Stored data:
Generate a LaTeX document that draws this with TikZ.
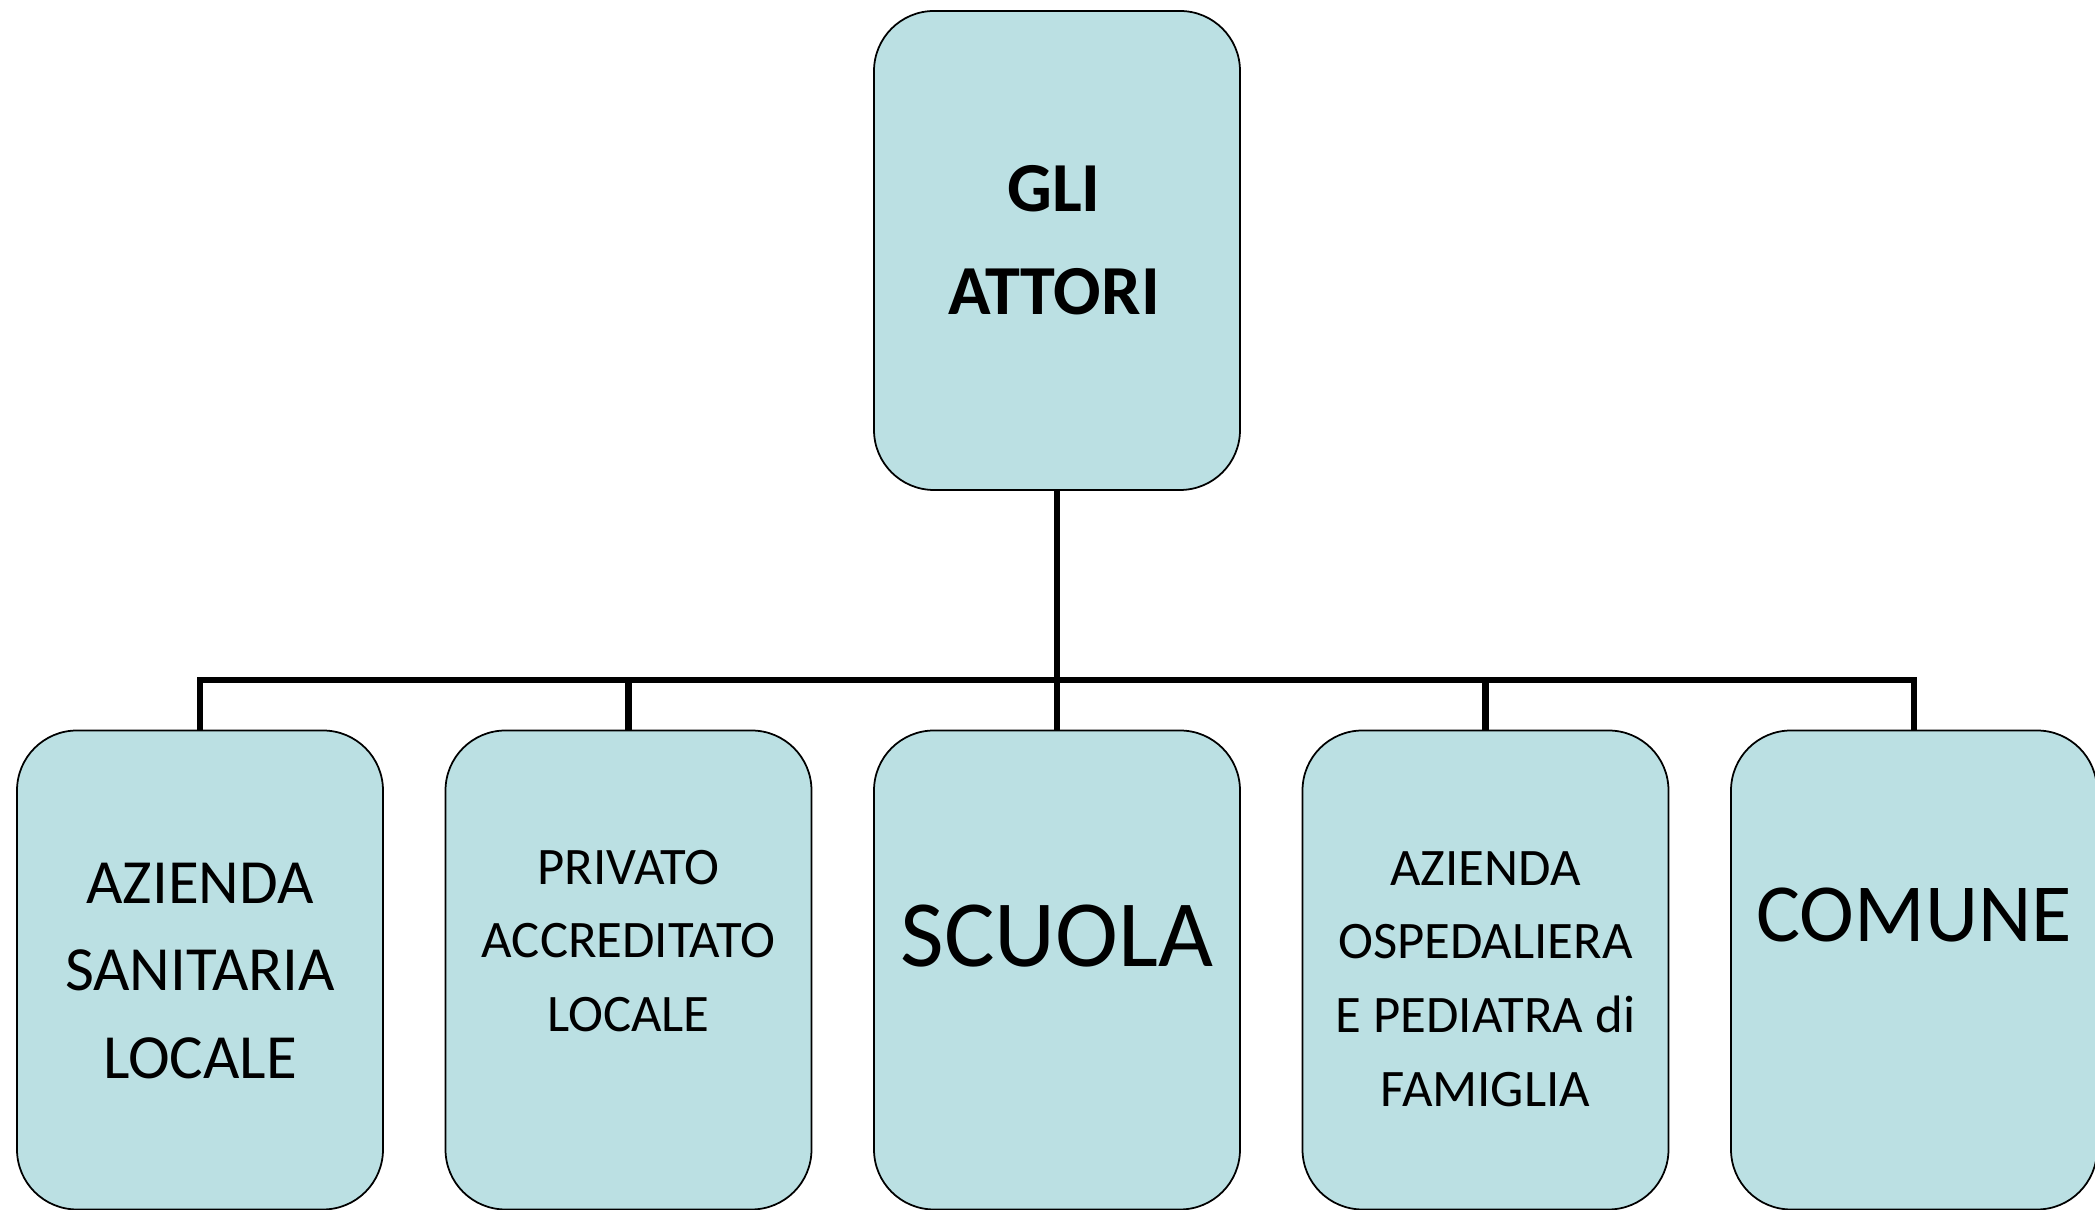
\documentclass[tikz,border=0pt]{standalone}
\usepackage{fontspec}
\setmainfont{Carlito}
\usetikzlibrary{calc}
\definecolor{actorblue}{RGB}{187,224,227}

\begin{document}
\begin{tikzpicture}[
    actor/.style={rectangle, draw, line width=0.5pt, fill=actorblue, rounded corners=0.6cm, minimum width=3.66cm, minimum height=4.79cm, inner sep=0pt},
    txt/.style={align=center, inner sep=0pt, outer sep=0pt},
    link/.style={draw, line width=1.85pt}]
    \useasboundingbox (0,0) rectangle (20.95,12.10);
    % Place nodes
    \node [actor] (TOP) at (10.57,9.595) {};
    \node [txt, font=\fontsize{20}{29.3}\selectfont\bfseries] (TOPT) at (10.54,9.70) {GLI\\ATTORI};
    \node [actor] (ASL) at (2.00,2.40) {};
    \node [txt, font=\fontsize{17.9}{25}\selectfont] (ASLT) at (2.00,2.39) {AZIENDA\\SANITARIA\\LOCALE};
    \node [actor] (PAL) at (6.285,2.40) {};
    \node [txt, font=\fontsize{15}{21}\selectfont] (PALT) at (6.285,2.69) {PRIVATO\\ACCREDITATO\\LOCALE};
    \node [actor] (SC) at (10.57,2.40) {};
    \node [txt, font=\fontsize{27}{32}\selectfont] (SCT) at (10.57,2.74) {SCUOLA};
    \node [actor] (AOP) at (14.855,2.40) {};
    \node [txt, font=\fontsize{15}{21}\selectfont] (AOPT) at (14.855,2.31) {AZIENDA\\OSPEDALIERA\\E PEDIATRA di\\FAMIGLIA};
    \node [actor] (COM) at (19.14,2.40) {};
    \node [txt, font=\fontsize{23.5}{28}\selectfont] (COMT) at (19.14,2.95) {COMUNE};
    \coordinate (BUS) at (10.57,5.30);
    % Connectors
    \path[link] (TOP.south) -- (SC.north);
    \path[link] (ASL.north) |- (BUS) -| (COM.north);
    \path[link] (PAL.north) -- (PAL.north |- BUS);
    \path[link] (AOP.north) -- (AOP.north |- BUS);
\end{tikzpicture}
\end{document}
* * *
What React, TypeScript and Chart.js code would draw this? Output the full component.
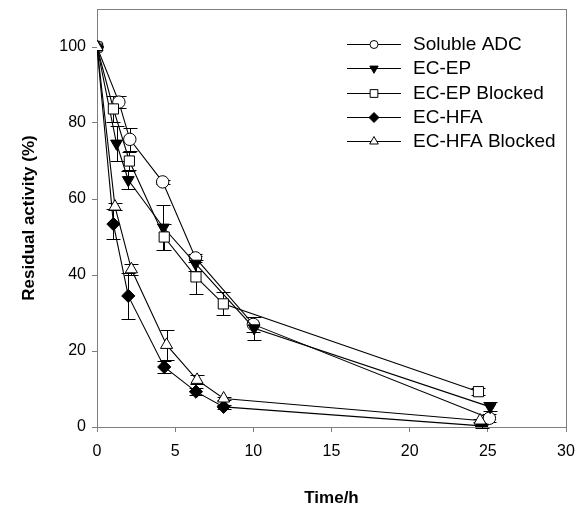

Challenge: Exactly how many lines of the listing above contain the string "this"? Give no more than the number.

Written reply: 2